▸ **Set exercise**
Set the data down again, exactly as it reads, but without the pictures.

= = = = =

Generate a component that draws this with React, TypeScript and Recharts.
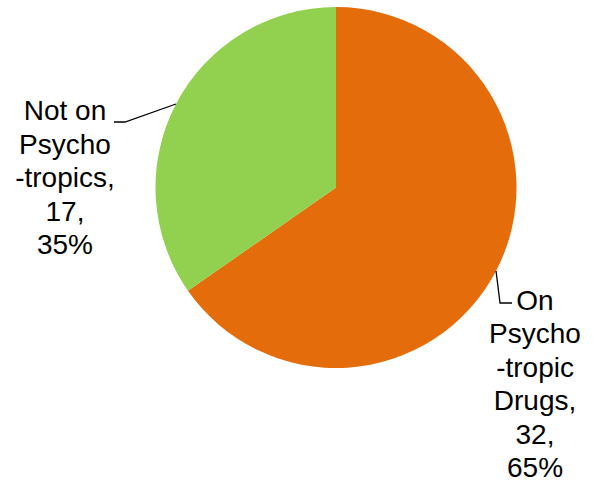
import { PieChart, Pie, Cell } from 'recharts';

const categories = ['On Psycho-tropic Drugs', 'Not on Psycho-tropics'];
const counts = [32, 17];
const percents = ['65%', '35%'];
const labelLines = [
  ['On', 'Psycho', '-tropic', 'Drugs,', '32,', '65%'],
  ['Not on', 'Psycho', '-tropics,', '17,', '35%'],
];

const COLORS = ['#E46C0A', '#92D050'];

// leader line / text offsets from the slice edge point at midAngle
const LABEL_LAYOUT = [
  { elbow: [4, 32], end: [16, 32], text: [39, 29] },
  { elbow: [-51, 18], end: [-62, 18], text: [-111, 6] },
];

const RAD = Math.PI / 180;
const LINE_H = 33.5;

const data = categories.map((name, i) => ({ name, value: counts[i], pct: percents[i] }));

function renderLabel(props: any) {
  const { cx, cy, midAngle, outerRadius, index } = props;
  const layout = LABEL_LAYOUT[index];
  const ex = cx + outerRadius * Math.cos(-midAngle * RAD);
  const ey = cy + outerRadius * Math.sin(-midAngle * RAD);
  const lines = labelLines[index];
  return (
    <g>
      <polyline
        points={`${ex},${ey} ${ex + layout.elbow[0]},${ey + layout.elbow[1]} ${ex + layout.end[0]},${ey + layout.end[1]}`}
        fill="none"
        stroke="#000"
        strokeWidth={1.3}
      />
      <text
        x={ex + layout.text[0]}
        y={ey + layout.text[1]}
        textAnchor="middle"
        dominantBaseline="central"
        fill="#000"
        fontSize={28}
        fontFamily="'Liberation Sans', Arial, sans-serif"
      >
        {lines.map((l, i) => (
          <tspan key={i} x={ex + layout.text[0]} y={ey + layout.text[1] + i * LINE_H}>
            {l}
          </tspan>
        ))}
      </text>
    </g>
  );
}

export default function App() {
  return (
    <div style={{ position: 'absolute', left: 0, top: 0, width: 595, height: 485, background: '#fff' }}>
      <PieChart width={595} height={485} margin={{ top: 0, right: 0, bottom: 0, left: 0 }}>
        <Pie
          data={data}
          dataKey="value"
          nameKey="name"
          cx={336}
          cy={187.5}
          outerRadius={180.5}
          startAngle={90}
          endAngle={-270}
          stroke="none"
          label={renderLabel}
          labelLine={false}
          isAnimationActive={false}
        >
          {data.map((d, i) => (
            <Cell key={d.name} fill={COLORS[i]} />
          ))}
        </Pie>
      </PieChart>
    </div>
  );
}
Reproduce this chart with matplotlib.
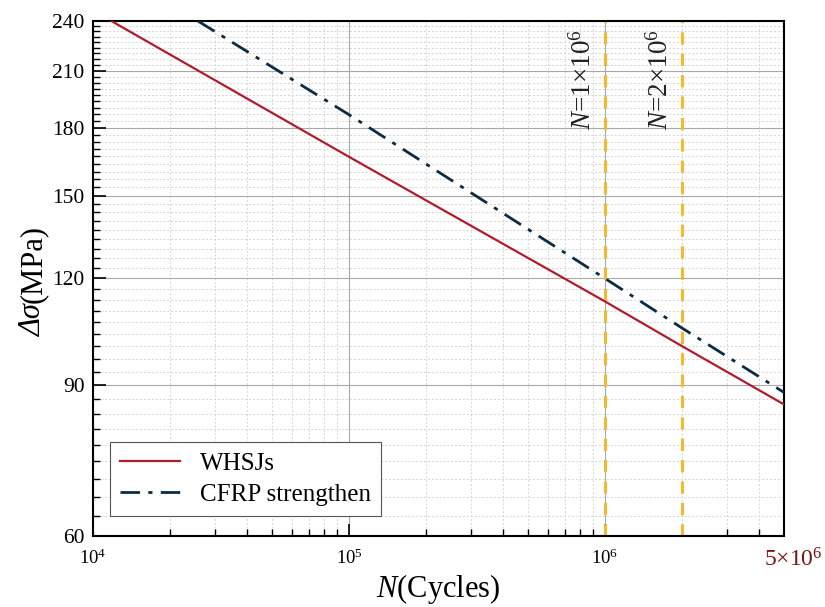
import numpy as np
import matplotlib
matplotlib.use('Agg')
import matplotlib.pyplot as plt
import matplotlib.transforms as mtransforms
from matplotlib.ticker import FixedLocator, MultipleLocator, NullFormatter, FixedFormatter

plt.rcParams['font.family'] = ['Liberation Serif', 'DejaVu Serif']
plt.rcParams['mathtext.fontset'] = 'custom'
plt.rcParams['mathtext.rm'] = 'Liberation Serif'
plt.rcParams['mathtext.it'] = 'Liberation Serif:italic'
plt.rcParams['mathtext.bf'] = 'Liberation Serif:bold'

# S-N lines (straight lines in log-log space)
whsj_n = [1.18e4, 1e5, 1e6, 2e6, 5e6]
whsj_s = [240, 166.5, 112.8, 100, 85.5]
cfrp_n = [2.57e4, 1e5, 1e6, 2e6, 5e6]
cfrp_s = [240, 186.5, 120, 105, 88.3]
ref_n = [1e6, 2e6]
ref_labels = [r'$N$=1$\times$10$^6$', r'$N$=2$\times$10$^6$']

y_ticks = [60, 90, 120, 150, 180, 210, 240]
x_ticks = [1e4, 1e5, 1e6, 5e6]
x_ticklabels = [r'10$^4$', r'10$^5$', r'10$^6$', r'5$\times$10$^6$']

fig = plt.figure(figsize=(8.25, 6.07), dpi=100)
ax = fig.add_axes([0.1127, 0.117, 0.8376, 0.8484])
ax.set_xscale('log')
ax.set_yscale('log')
ax.set_xlim(1e4, 5e6)
ax.set_ylim(60, 240)

ax.plot(whsj_n, whsj_s, color='#b01c2e', lw=1.6, label='WHSJs', zorder=3)
ax.plot(cfrp_n, cfrp_s, color='#0c2c44', lw=2.0, ls=(0, (7, 3, 1.5, 3)),
        label='CFRP strengthen', zorder=3)
for n, lab in zip(ref_n, ref_labels):
    ax.axvline(n, color='#f6b929', lw=2.2, ls=(0, (4, 3)), zorder=2)
    ax.text(n * 0.82, 235, lab, rotation=90, ha='center', va='top',
            fontsize=19.5, color='#222222')

ax.yaxis.set_major_locator(FixedLocator(y_ticks))
ax.yaxis.set_major_formatter(FixedFormatter([str(v) for v in y_ticks]))
ax.yaxis.set_minor_locator(MultipleLocator(30 / 9))
ax.yaxis.set_minor_formatter(NullFormatter())

ax.xaxis.set_major_locator(FixedLocator(x_ticks))
ax.xaxis.set_major_formatter(FixedFormatter(x_ticklabels))
minor_x = [m * 10 ** e for e in range(4, 7) for m in range(2, 10) if m * 10 ** e < 5e6]
ax.xaxis.set_minor_locator(FixedLocator(minor_x))
ax.xaxis.set_minor_formatter(NullFormatter())

ax.tick_params(which='both', direction='in', top=False, right=False)
ax.tick_params(which='major', length=9, width=1.2, labelsize=15.5, pad=6)
ax.tick_params(which='minor', length=5, width=1.0)
ax.tick_params(axis='x', which='major', labelsize=13.5, pad=9)
lbls = ax.get_xticklabels()
lbls[-1].set_color('#7a1414')
lbls[-1].set_fontsize(17)
shift = mtransforms.ScaledTranslation(9 / 100, 0, fig.dpi_scale_trans)
lbls[-1].set_transform(lbls[-1].get_transform() + shift)

ax.grid(which='major', color='#a8a8a8', lw=0.8, ls='-')
ax.grid(which='minor', color='#d4d4d4', lw=0.7, ls=(0, (2, 2)))
ax.set_axisbelow(True)
for s in ax.spines.values():
    s.set_linewidth(1.5)

ax.set_xlabel(r'$N$(Cycles)', fontsize=22, labelpad=0)

# y label: italic "Δσ" followed by upright "(MPa)", stacked upward
px = mtransforms.IdentityTransform()
x0, y0 = 41, 607 - 337
t1 = fig.text(x0, y0, 'Δσ', style='italic', fontsize=22, rotation=90,
              rotation_mode='anchor', ha='left', va='baseline', transform=px)
renderer = fig.canvas.get_renderer()
h = t1.get_window_extent(renderer).height
fig.text(x0, y0 + h + 1, '(MPa)', fontsize=22, rotation=90,
         rotation_mode='anchor', ha='left', va='baseline', transform=px)

leg = ax.legend(loc='lower left', bbox_to_anchor=(0.025, 0.039), borderaxespad=0,
                fontsize=18, handlelength=2.4, frameon=True, fancybox=False,
                edgecolor='#555555', framealpha=1, borderpad=0.4, labelspacing=0.35)
leg.get_frame().set_linewidth(0.8)

fig.savefig('out.png', dpi=100)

= = = = =

▸ **Output for this exercise**
Generate a component that draws this with React, TypeScript and Recharts.
import { PieChart, Pie, Cell } from 'recharts';

const categories = ['On Psycho-tropic Drugs', 'Not on Psycho-tropics'];
const counts = [32, 17];
const percents = ['65%', '35%'];
const labelLines = [
  ['On', 'Psycho', '-tropic', 'Drugs,', '32,', '65%'],
  ['Not on', 'Psycho', '-tropics,', '17,', '35%'],
];

const COLORS = ['#E46C0A', '#92D050'];

// leader line / text offsets from the slice edge point at midAngle
const LABEL_LAYOUT = [
  { elbow: [4, 32], end: [16, 32], text: [39, 29] },
  { elbow: [-51, 18], end: [-62, 18], text: [-111, 6] },
];

const RAD = Math.PI / 180;
const LINE_H = 33.5;

const data = categories.map((name, i) => ({ name, value: counts[i], pct: percents[i] }));

function renderLabel(props: any) {
  const { cx, cy, midAngle, outerRadius, index } = props;
  const layout = LABEL_LAYOUT[index];
  const ex = cx + outerRadius * Math.cos(-midAngle * RAD);
  const ey = cy + outerRadius * Math.sin(-midAngle * RAD);
  const lines = labelLines[index];
  return (
    <g>
      <polyline
        points={`${ex},${ey} ${ex + layout.elbow[0]},${ey + layout.elbow[1]} ${ex + layout.end[0]},${ey + layout.end[1]}`}
        fill="none"
        stroke="#000"
        strokeWidth={1.3}
      />
      <text
        x={ex + layout.text[0]}
        y={ey + layout.text[1]}
        textAnchor="middle"
        dominantBaseline="central"
        fill="#000"
        fontSize={28}
        fontFamily="'Liberation Sans', Arial, sans-serif"
      >
        {lines.map((l, i) => (
          <tspan key={i} x={ex + layout.text[0]} y={ey + layout.text[1] + i * LINE_H}>
            {l}
          </tspan>
        ))}
      </text>
    </g>
  );
}

export default function App() {
  return (
    <div style={{ position: 'absolute', left: 0, top: 0, width: 595, height: 485, background: '#fff' }}>
      <PieChart width={595} height={485} margin={{ top: 0, right: 0, bottom: 0, left: 0 }}>
        <Pie
          data={data}
          dataKey="value"
          nameKey="name"
          cx={336}
          cy={187.5}
          outerRadius={180.5}
          startAngle={90}
          endAngle={-270}
          stroke="none"
          label={renderLabel}
          labelLine={false}
          isAnimationActive={false}
        >
          {data.map((d, i) => (
            <Cell key={d.name} fill={COLORS[i]} />
          ))}
        </Pie>
      </PieChart>
    </div>
  );
}
Reproduce this chart with matplotlib.
import numpy as np
import matplotlib
matplotlib.use('Agg')
import matplotlib.pyplot as plt
import matplotlib.transforms as mtransforms
from matplotlib.ticker import FixedLocator, MultipleLocator, NullFormatter, FixedFormatter

plt.rcParams['font.family'] = ['Liberation Serif', 'DejaVu Serif']
plt.rcParams['mathtext.fontset'] = 'custom'
plt.rcParams['mathtext.rm'] = 'Liberation Serif'
plt.rcParams['mathtext.it'] = 'Liberation Serif:italic'
plt.rcParams['mathtext.bf'] = 'Liberation Serif:bold'

# S-N lines (straight lines in log-log space)
whsj_n = [1.18e4, 1e5, 1e6, 2e6, 5e6]
whsj_s = [240, 166.5, 112.8, 100, 85.5]
cfrp_n = [2.57e4, 1e5, 1e6, 2e6, 5e6]
cfrp_s = [240, 186.5, 120, 105, 88.3]
ref_n = [1e6, 2e6]
ref_labels = [r'$N$=1$\times$10$^6$', r'$N$=2$\times$10$^6$']

y_ticks = [60, 90, 120, 150, 180, 210, 240]
x_ticks = [1e4, 1e5, 1e6, 5e6]
x_ticklabels = [r'10$^4$', r'10$^5$', r'10$^6$', r'5$\times$10$^6$']

fig = plt.figure(figsize=(8.25, 6.07), dpi=100)
ax = fig.add_axes([0.1127, 0.117, 0.8376, 0.8484])
ax.set_xscale('log')
ax.set_yscale('log')
ax.set_xlim(1e4, 5e6)
ax.set_ylim(60, 240)

ax.plot(whsj_n, whsj_s, color='#b01c2e', lw=1.6, label='WHSJs', zorder=3)
ax.plot(cfrp_n, cfrp_s, color='#0c2c44', lw=2.0, ls=(0, (7, 3, 1.5, 3)),
        label='CFRP strengthen', zorder=3)
for n, lab in zip(ref_n, ref_labels):
    ax.axvline(n, color='#f6b929', lw=2.2, ls=(0, (4, 3)), zorder=2)
    ax.text(n * 0.82, 235, lab, rotation=90, ha='center', va='top',
            fontsize=19.5, color='#222222')

ax.yaxis.set_major_locator(FixedLocator(y_ticks))
ax.yaxis.set_major_formatter(FixedFormatter([str(v) for v in y_ticks]))
ax.yaxis.set_minor_locator(MultipleLocator(30 / 9))
ax.yaxis.set_minor_formatter(NullFormatter())

ax.xaxis.set_major_locator(FixedLocator(x_ticks))
ax.xaxis.set_major_formatter(FixedFormatter(x_ticklabels))
minor_x = [m * 10 ** e for e in range(4, 7) for m in range(2, 10) if m * 10 ** e < 5e6]
ax.xaxis.set_minor_locator(FixedLocator(minor_x))
ax.xaxis.set_minor_formatter(NullFormatter())

ax.tick_params(which='both', direction='in', top=False, right=False)
ax.tick_params(which='major', length=9, width=1.2, labelsize=15.5, pad=6)
ax.tick_params(which='minor', length=5, width=1.0)
ax.tick_params(axis='x', which='major', labelsize=13.5, pad=9)
lbls = ax.get_xticklabels()
lbls[-1].set_color('#7a1414')
lbls[-1].set_fontsize(17)
shift = mtransforms.ScaledTranslation(9 / 100, 0, fig.dpi_scale_trans)
lbls[-1].set_transform(lbls[-1].get_transform() + shift)

ax.grid(which='major', color='#a8a8a8', lw=0.8, ls='-')
ax.grid(which='minor', color='#d4d4d4', lw=0.7, ls=(0, (2, 2)))
ax.set_axisbelow(True)
for s in ax.spines.values():
    s.set_linewidth(1.5)

ax.set_xlabel(r'$N$(Cycles)', fontsize=22, labelpad=0)

# y label: italic "Δσ" followed by upright "(MPa)", stacked upward
px = mtransforms.IdentityTransform()
x0, y0 = 41, 607 - 337
t1 = fig.text(x0, y0, 'Δσ', style='italic', fontsize=22, rotation=90,
              rotation_mode='anchor', ha='left', va='baseline', transform=px)
renderer = fig.canvas.get_renderer()
h = t1.get_window_extent(renderer).height
fig.text(x0, y0 + h + 1, '(MPa)', fontsize=22, rotation=90,
         rotation_mode='anchor', ha='left', va='baseline', transform=px)

leg = ax.legend(loc='lower left', bbox_to_anchor=(0.025, 0.039), borderaxespad=0,
                fontsize=18, handlelength=2.4, frameon=True, fancybox=False,
                edgecolor='#555555', framealpha=1, borderpad=0.4, labelspacing=0.35)
leg.get_frame().set_linewidth(0.8)

fig.savefig('out.png', dpi=100)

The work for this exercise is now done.